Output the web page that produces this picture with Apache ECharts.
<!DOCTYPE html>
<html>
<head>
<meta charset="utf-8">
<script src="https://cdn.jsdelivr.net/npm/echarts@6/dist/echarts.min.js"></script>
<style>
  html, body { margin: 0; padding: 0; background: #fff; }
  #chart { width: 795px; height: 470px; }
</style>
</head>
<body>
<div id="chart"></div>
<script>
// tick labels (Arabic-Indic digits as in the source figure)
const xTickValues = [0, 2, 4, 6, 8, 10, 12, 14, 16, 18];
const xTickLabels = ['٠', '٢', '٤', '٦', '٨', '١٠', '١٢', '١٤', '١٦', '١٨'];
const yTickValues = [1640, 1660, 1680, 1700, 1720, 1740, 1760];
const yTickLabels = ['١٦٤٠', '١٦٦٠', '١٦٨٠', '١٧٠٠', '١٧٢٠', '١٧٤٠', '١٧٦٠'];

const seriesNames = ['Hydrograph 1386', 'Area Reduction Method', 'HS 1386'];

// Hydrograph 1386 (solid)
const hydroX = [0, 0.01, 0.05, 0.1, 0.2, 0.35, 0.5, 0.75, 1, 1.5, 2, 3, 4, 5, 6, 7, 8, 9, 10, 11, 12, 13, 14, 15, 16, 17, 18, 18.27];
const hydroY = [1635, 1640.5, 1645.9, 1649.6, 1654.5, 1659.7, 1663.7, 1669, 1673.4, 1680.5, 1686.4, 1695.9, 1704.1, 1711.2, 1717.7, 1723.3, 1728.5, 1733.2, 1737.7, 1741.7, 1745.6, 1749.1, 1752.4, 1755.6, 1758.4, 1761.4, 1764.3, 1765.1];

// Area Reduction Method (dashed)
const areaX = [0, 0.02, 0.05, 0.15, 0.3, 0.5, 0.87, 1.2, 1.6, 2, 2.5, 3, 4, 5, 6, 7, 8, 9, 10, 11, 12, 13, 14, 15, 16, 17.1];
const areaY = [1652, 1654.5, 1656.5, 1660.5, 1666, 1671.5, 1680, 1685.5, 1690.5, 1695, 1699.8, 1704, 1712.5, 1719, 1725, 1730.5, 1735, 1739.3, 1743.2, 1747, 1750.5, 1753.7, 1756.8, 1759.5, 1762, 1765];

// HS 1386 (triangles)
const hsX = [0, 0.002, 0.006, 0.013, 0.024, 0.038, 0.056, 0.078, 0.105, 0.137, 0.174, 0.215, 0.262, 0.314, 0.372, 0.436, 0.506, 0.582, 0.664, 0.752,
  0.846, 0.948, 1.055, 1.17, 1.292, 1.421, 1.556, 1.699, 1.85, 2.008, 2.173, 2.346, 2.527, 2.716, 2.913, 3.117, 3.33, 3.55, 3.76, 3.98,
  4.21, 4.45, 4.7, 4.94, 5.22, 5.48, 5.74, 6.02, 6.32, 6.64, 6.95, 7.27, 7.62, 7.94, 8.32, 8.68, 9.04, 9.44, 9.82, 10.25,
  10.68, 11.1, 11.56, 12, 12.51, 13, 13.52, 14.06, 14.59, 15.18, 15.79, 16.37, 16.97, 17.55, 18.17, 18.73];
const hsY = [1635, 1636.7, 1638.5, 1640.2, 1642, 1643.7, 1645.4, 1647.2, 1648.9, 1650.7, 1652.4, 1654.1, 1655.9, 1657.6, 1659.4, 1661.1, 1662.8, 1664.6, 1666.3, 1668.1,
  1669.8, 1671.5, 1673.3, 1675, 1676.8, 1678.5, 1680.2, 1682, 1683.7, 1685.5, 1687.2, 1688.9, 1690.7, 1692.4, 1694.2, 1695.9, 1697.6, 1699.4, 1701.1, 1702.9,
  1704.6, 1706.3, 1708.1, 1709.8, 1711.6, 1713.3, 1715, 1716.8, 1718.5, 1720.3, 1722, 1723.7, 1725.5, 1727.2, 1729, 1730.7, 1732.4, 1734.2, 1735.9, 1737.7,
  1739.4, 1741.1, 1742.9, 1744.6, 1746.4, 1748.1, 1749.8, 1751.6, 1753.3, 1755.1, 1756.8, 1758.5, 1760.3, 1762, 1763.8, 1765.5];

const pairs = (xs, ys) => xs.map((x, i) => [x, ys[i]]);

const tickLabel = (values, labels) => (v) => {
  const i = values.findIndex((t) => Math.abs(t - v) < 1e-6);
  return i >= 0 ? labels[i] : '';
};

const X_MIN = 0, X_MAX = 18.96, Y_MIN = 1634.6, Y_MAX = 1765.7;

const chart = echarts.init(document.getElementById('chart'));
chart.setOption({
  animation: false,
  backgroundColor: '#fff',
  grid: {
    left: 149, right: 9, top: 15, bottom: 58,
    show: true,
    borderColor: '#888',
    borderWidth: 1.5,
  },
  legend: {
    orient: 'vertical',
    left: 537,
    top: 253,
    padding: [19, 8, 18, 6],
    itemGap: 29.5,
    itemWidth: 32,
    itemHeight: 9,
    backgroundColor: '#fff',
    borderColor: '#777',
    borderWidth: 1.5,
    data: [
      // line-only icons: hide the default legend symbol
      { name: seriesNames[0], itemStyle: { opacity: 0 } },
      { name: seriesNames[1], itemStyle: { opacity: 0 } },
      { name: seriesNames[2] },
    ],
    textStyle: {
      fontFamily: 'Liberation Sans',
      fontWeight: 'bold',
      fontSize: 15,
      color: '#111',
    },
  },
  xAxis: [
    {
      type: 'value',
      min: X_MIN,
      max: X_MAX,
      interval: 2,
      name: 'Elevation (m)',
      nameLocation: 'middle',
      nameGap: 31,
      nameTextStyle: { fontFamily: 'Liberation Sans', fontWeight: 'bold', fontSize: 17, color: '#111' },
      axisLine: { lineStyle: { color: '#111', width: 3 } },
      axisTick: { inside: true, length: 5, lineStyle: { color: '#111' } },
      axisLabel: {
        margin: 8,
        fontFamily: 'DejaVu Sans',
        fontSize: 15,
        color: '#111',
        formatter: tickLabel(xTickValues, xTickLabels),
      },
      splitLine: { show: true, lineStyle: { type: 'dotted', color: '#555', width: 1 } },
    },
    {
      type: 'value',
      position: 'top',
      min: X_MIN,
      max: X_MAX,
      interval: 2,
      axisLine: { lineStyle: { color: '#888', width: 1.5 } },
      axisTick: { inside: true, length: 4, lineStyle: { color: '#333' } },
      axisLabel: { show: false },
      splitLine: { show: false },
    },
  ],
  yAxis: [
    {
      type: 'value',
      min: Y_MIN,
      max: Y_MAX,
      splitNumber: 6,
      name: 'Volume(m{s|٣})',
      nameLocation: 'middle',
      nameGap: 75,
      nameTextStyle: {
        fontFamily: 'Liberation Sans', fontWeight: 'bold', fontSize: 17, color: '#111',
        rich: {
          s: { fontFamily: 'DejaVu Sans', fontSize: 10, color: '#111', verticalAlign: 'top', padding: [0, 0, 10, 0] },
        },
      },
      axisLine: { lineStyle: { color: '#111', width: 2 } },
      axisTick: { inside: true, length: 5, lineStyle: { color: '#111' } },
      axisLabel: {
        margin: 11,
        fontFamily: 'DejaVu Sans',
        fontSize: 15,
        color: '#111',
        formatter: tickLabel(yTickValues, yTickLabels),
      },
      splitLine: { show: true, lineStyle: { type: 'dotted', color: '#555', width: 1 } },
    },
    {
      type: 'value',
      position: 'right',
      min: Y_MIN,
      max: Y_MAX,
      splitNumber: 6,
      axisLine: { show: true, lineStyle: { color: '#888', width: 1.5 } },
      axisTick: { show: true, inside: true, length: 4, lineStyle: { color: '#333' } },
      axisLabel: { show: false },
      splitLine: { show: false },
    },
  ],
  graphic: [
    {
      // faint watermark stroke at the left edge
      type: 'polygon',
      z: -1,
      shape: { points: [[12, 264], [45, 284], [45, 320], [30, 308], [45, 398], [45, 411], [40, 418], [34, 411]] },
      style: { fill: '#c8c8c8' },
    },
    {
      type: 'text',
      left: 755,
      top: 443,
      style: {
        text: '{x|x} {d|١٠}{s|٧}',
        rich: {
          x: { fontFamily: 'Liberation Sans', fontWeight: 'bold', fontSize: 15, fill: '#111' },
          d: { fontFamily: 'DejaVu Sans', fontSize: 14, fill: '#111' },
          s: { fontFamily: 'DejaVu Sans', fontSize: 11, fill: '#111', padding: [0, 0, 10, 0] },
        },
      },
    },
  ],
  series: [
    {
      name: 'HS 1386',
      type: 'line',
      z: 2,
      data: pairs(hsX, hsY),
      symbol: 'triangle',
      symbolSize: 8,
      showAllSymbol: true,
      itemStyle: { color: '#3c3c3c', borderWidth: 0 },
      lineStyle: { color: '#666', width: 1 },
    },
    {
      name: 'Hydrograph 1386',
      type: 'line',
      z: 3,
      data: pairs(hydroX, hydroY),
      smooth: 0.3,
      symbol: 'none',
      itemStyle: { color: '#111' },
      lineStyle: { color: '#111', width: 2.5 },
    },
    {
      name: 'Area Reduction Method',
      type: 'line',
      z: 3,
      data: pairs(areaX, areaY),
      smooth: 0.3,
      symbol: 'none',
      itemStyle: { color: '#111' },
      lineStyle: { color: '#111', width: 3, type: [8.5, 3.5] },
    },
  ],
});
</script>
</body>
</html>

————

WHAT IS NEEDED: The required output is the exact run of lines from the beginning of the listing above to the line that contains "['١٦٤٠', '١٦٦٠', '١٦٨٠', '١٧٠٠', '١٧٢٠', '١٧٤٠', '١٧٦٠'];", inclusive of both.

EXERCISE RESPONSE:
Output the web page that produces this picture with Apache ECharts.
<!DOCTYPE html>
<html>
<head>
<meta charset="utf-8">
<script src="https://cdn.jsdelivr.net/npm/echarts@6/dist/echarts.min.js"></script>
<style>
  html, body { margin: 0; padding: 0; background: #fff; }
  #chart { width: 795px; height: 470px; }
</style>
</head>
<body>
<div id="chart"></div>
<script>
// tick labels (Arabic-Indic digits as in the source figure)
const xTickValues = [0, 2, 4, 6, 8, 10, 12, 14, 16, 18];
const xTickLabels = ['٠', '٢', '٤', '٦', '٨', '١٠', '١٢', '١٤', '١٦', '١٨'];
const yTickValues = [1640, 1660, 1680, 1700, 1720, 1740, 1760];
const yTickLabels = ['١٦٤٠', '١٦٦٠', '١٦٨٠', '١٧٠٠', '١٧٢٠', '١٧٤٠', '١٧٦٠'];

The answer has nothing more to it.